Data extract
__________

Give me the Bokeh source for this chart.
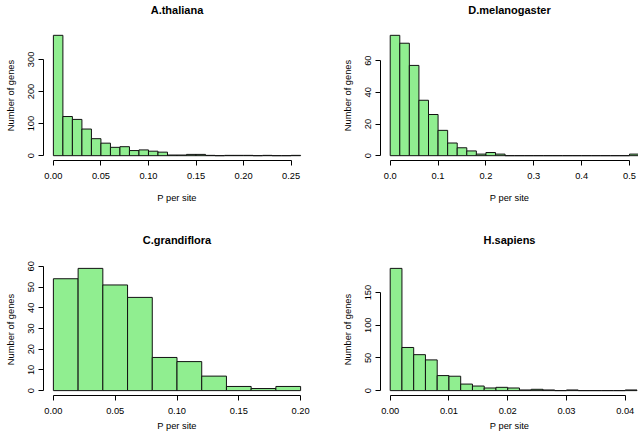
import numpy as np
from bokeh.plotting import figure
from bokeh.layouts import gridplot
from bokeh.models import Range1d, FixedTicker, NumeralTickFormatter, ColumnDataSource, LinearAxis
from bokeh.embed import file_html
from bokeh.resources import INLINE

# ---- data ----
titles = ["A.thaliana", "D.melanogaster", "C.grandiflora", "H.sapiens"]

athaliana_start, athaliana_width = 0.0, 0.01
athaliana_counts = [375, 122, 113, 83, 53, 39, 26, 28, 16, 18, 14, 11, 2, 2, 4, 4,
                    1, 0, 1, 1, 1, 0, 1, 0, 0, 1]

dmel_start, dmel_width = 0.0, 0.02
dmel_counts = [76, 71, 57, 35, 26, 16, 8, 5, 3, 1, 2, 1, 0, 0, 0, 0, 0, 0, 0, 0,
               0, 0, 0, 0, 0, 1]

cgrand_start, cgrand_width = 0.0, 0.02
cgrand_counts = [54, 59, 51, 45, 16, 14, 7, 2, 1, 2]

hsap_start, hsap_width = 0.0, 0.002
hsap_counts = [187, 66, 55, 47, 23, 22, 10, 7, 4, 5, 4, 1, 2, 1, 0, 1, 0, 0, 0, 0, 1]

x_ticks = [[0.0, 0.05, 0.10, 0.15, 0.20, 0.25],
           [0.0, 0.1, 0.2, 0.3, 0.4, 0.5],
           [0.0, 0.05, 0.10, 0.15, 0.20],
           [0.0, 0.01, 0.02, 0.03, 0.04]]
x_formats = ["0.00", "0.0", "0.00", "0.00"]
y_ticks = [[0, 100, 200, 300],
           [0, 20, 40, 60],
           [0, 10, 20, 30, 40, 50, 60],
           [0, 50, 100, 150]]

# visible x windows of each panel (the right-hand panels are cut at the right edge)
x_windows = [(-0.0104, 0.2704), (-0.0203, 0.5188), (-0.008, 0.208), (-0.00165, 0.04226)]

xlabel = "P per site"
ylabel = "Number of genes"

FONT = "Liberation Sans"
FS = "9.3px"


def make_panel(i, start, width, counts, fig_w, fig_h, mb_left, mb_right, mb_top, mb_bottom,
               title_standoff, xlab_standoff):
    counts = np.asarray(counts, dtype=float)
    n = len(counts)
    left = start + width * np.arange(n)
    right = left + width
    ymax = counts.max()
    y0, y1 = -0.04 * ymax, 1.04 * ymax
    x0, x1 = x_windows[i]
    p = figure(width=fig_w, height=fig_h, output_backend="svg", toolbar_location=None,
               x_range=Range1d(x0, x1), y_range=Range1d(y0, y1),
               min_border_left=mb_left, min_border_right=mb_right,
               min_border_top=mb_top, min_border_bottom=mb_bottom)
    src = ColumnDataSource(dict(left=left, right=right, top=counts, bottom=np.zeros(n)))
    p.quad(left="left", right="right", top="top", bottom="bottom", source=src,
           fill_color="#90EE90", line_color="#111111", line_width=1)

    p.outline_line_color = None
    p.grid.visible = False
    p.background_fill_color = "white"
    p.border_fill_color = "white"
    xa = p.below[0]
    ya = p.left[0]
    for ax in (xa, ya):
        ax.axis_line_color = "black"
        ax.major_tick_line_color = "black"
        ax.major_tick_out = 5
        ax.major_tick_in = 0
        ax.minor_tick_line_color = None
        ax.major_label_text_font = FONT
        ax.major_label_text_font_size = FS
        ax.major_label_text_color = "black"
        ax.axis_label_text_font = FONT
        ax.axis_label_text_font_size = FS
        ax.axis_label_text_font_style = "normal"
        ax.axis_label_text_color = "black"
    xa.ticker = FixedTicker(ticks=x_ticks[i])
    xa.formatter = NumeralTickFormatter(format=x_formats[i])
    xa.bounds = (x_ticks[i][0], x_ticks[i][-1])
    xa.axis_label = xlabel
    xa.major_label_standoff = 7
    xa.axis_label_standoff = xlab_standoff
    ya.ticker = FixedTicker(ticks=y_ticks[i])
    ya.formatter = NumeralTickFormatter(format="0")
    ya.bounds = (y_ticks[i][0], y_ticks[i][-1])
    ya.axis_label = ylabel
    ya.major_label_orientation = "vertical"
    ya.major_label_standoff = 4
    ya.axis_label_standoff = 10

    # R-style main title: a tick-less axis above the plotting region, label centred over it
    tax = LinearAxis(ticker=FixedTicker(ticks=[]), axis_line_color=None,
                     major_tick_line_color=None, minor_tick_line_color=None,
                     major_tick_out=0, major_tick_in=0, major_label_standoff=0,
                     axis_label=titles[i], axis_label_standoff=title_standoff,
                     axis_label_text_font=FONT, axis_label_text_font_size="11px",
                     axis_label_text_font_style="bold", axis_label_text_color="black")
    p.add_layout(tax, "above")
    return p


p1 = make_panel(0, athaliana_start, athaliana_width, athaliana_counts, 318, 220, 43, 8, 27, 60, 15, 11)
p2 = make_panel(1, dmel_start, dmel_width, dmel_counts, 320, 220, 62, 0, 27, 60, 15, 11)
p3 = make_panel(2, cgrand_start, cgrand_width, cgrand_counts, 318, 221, 43, 8, 43, 46, 18, 4)
p4 = make_panel(3, hsap_start, hsap_width, hsap_counts, 320, 221, 62, 0, 43, 46, 18, 4)

grid = gridplot([[p1, p2], [p3, p4]], toolbar_location=None)

open("out.html", "w").write(file_html(grid, INLINE))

__________

What you will do
Make an exact copy of the data above, pictures excluded.

Result below
Give me the Bokeh source for this chart.
import numpy as np
from bokeh.plotting import figure
from bokeh.layouts import gridplot
from bokeh.models import Range1d, FixedTicker, NumeralTickFormatter, ColumnDataSource, LinearAxis
from bokeh.embed import file_html
from bokeh.resources import INLINE

# ---- data ----
titles = ["A.thaliana", "D.melanogaster", "C.grandiflora", "H.sapiens"]

athaliana_start, athaliana_width = 0.0, 0.01
athaliana_counts = [375, 122, 113, 83, 53, 39, 26, 28, 16, 18, 14, 11, 2, 2, 4, 4,
                    1, 0, 1, 1, 1, 0, 1, 0, 0, 1]

dmel_start, dmel_width = 0.0, 0.02
dmel_counts = [76, 71, 57, 35, 26, 16, 8, 5, 3, 1, 2, 1, 0, 0, 0, 0, 0, 0, 0, 0,
               0, 0, 0, 0, 0, 1]

cgrand_start, cgrand_width = 0.0, 0.02
cgrand_counts = [54, 59, 51, 45, 16, 14, 7, 2, 1, 2]

hsap_start, hsap_width = 0.0, 0.002
hsap_counts = [187, 66, 55, 47, 23, 22, 10, 7, 4, 5, 4, 1, 2, 1, 0, 1, 0, 0, 0, 0, 1]

x_ticks = [[0.0, 0.05, 0.10, 0.15, 0.20, 0.25],
           [0.0, 0.1, 0.2, 0.3, 0.4, 0.5],
           [0.0, 0.05, 0.10, 0.15, 0.20],
           [0.0, 0.01, 0.02, 0.03, 0.04]]
x_formats = ["0.00", "0.0", "0.00", "0.00"]
y_ticks = [[0, 100, 200, 300],
           [0, 20, 40, 60],
           [0, 10, 20, 30, 40, 50, 60],
           [0, 50, 100, 150]]

# visible x windows of each panel (the right-hand panels are cut at the right edge)
x_windows = [(-0.0104, 0.2704), (-0.0203, 0.5188), (-0.008, 0.208), (-0.00165, 0.04226)]

xlabel = "P per site"
ylabel = "Number of genes"

FONT = "Liberation Sans"
FS = "9.3px"


def make_panel(i, start, width, counts, fig_w, fig_h, mb_left, mb_right, mb_top, mb_bottom,
               title_standoff, xlab_standoff):
    counts = np.asarray(counts, dtype=float)
    n = len(counts)
    left = start + width * np.arange(n)
    right = left + width
    ymax = counts.max()
    y0, y1 = -0.04 * ymax, 1.04 * ymax
    x0, x1 = x_windows[i]
    p = figure(width=fig_w, height=fig_h, output_backend="svg", toolbar_location=None,
               x_range=Range1d(x0, x1), y_range=Range1d(y0, y1),
               min_border_left=mb_left, min_border_right=mb_right,
               min_border_top=mb_top, min_border_bottom=mb_bottom)
    src = ColumnDataSource(dict(left=left, right=right, top=counts, bottom=np.zeros(n)))
    p.quad(left="left", right="right", top="top", bottom="bottom", source=src,
           fill_color="#90EE90", line_color="#111111", line_width=1)

    p.outline_line_color = None
    p.grid.visible = False
    p.background_fill_color = "white"
    p.border_fill_color = "white"
    xa = p.below[0]
    ya = p.left[0]
    for ax in (xa, ya):
        ax.axis_line_color = "black"
        ax.major_tick_line_color = "black"
        ax.major_tick_out = 5
        ax.major_tick_in = 0
        ax.minor_tick_line_color = None
        ax.major_label_text_font = FONT
        ax.major_label_text_font_size = FS
        ax.major_label_text_color = "black"
        ax.axis_label_text_font = FONT
        ax.axis_label_text_font_size = FS
        ax.axis_label_text_font_style = "normal"
        ax.axis_label_text_color = "black"
    xa.ticker = FixedTicker(ticks=x_ticks[i])
    xa.formatter = NumeralTickFormatter(format=x_formats[i])
    xa.bounds = (x_ticks[i][0], x_ticks[i][-1])
    xa.axis_label = xlabel
    xa.major_label_standoff = 7
    xa.axis_label_standoff = xlab_standoff
    ya.ticker = FixedTicker(ticks=y_ticks[i])
    ya.formatter = NumeralTickFormatter(format="0")
    ya.bounds = (y_ticks[i][0], y_ticks[i][-1])
    ya.axis_label = ylabel
    ya.major_label_orientation = "vertical"
    ya.major_label_standoff = 4
    ya.axis_label_standoff = 10

    # R-style main title: a tick-less axis above the plotting region, label centred over it
    tax = LinearAxis(ticker=FixedTicker(ticks=[]), axis_line_color=None,
                     major_tick_line_color=None, minor_tick_line_color=None,
                     major_tick_out=0, major_tick_in=0, major_label_standoff=0,
                     axis_label=titles[i], axis_label_standoff=title_standoff,
                     axis_label_text_font=FONT, axis_label_text_font_size="11px",
                     axis_label_text_font_style="bold", axis_label_text_color="black")
    p.add_layout(tax, "above")
    return p


p1 = make_panel(0, athaliana_start, athaliana_width, athaliana_counts, 318, 220, 43, 8, 27, 60, 15, 11)
p2 = make_panel(1, dmel_start, dmel_width, dmel_counts, 320, 220, 62, 0, 27, 60, 15, 11)
p3 = make_panel(2, cgrand_start, cgrand_width, cgrand_counts, 318, 221, 43, 8, 43, 46, 18, 4)
p4 = make_panel(3, hsap_start, hsap_width, hsap_counts, 320, 221, 62, 0, 43, 46, 18, 4)

grid = gridplot([[p1, p2], [p3, p4]], toolbar_location=None)

open("out.html", "w").write(file_html(grid, INLINE))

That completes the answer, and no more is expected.